The set-up, from the outset, is smart: Dudley Bose, an astronomer on a remote planet of the Commonwealth (humans have spread across the galaxy, courtesy of Ozzie Isaacs and Nigel Sheldon's interstellar wormhole technology) notes, one night, two stars suddenly disappearing from view.

At this point, Hamilton demonstrates his committment to physics in these books: the observation of the stars' disappearance is light-based. However, the wormholes allow Bose to travel to the other side of the Commonwealth faster than the light waves will, so that he can set up a full recording rig to preserve this singular event for posterity. Clever.

Anyway, this event naturally generates a lot of speculation and the conclusion is drawn that the two stars have been contained within a Dyson sphere. But to what end? To keep everyone else out? Or to keep whatever was inside in?

Humans, being humans, can't resist sticking their nose in to find out, so an expedition is mounted to the Dyson Pair, as they get called, and they unleash a malovelent species known as The Primes upon a Commonwealth ill-prepared to defend itself.

That's not the only tale being told, though... Hamilton, as with The Night's Dawn Trilogy, deploys a huge array of characters (some do feel a little familiar to veterans of Hamilton's ouevre, I confess), all of whom are involved in their own stories, in addition to being caught up in the whole business with the Primes.

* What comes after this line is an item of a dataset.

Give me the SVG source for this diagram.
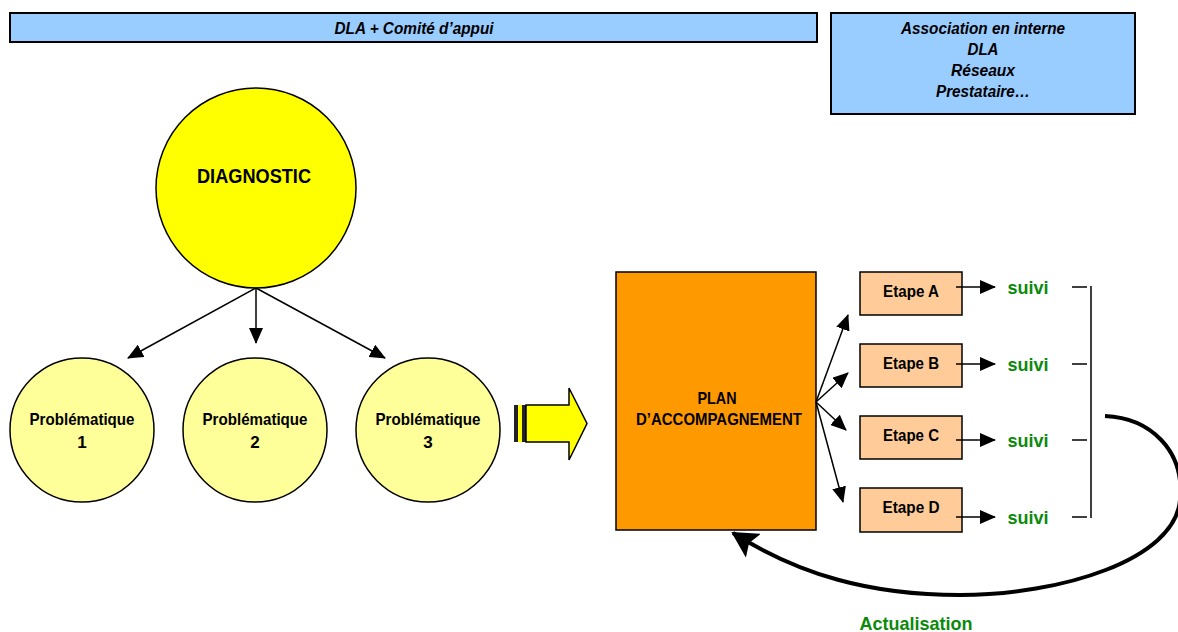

Hamilton's really taken care to think about what kind of infrastructure it would take to support the Commonwealth - how the wormholes would work. What people would do with extended lifespans. What kind of environments there would be, and what individual planets' roles might be in a Commonwealth.

Seriously, this not only stands head and shoulders over all of Hamilton's other stuff, but it stands comparison with the best SF out there at the moment, IMHO.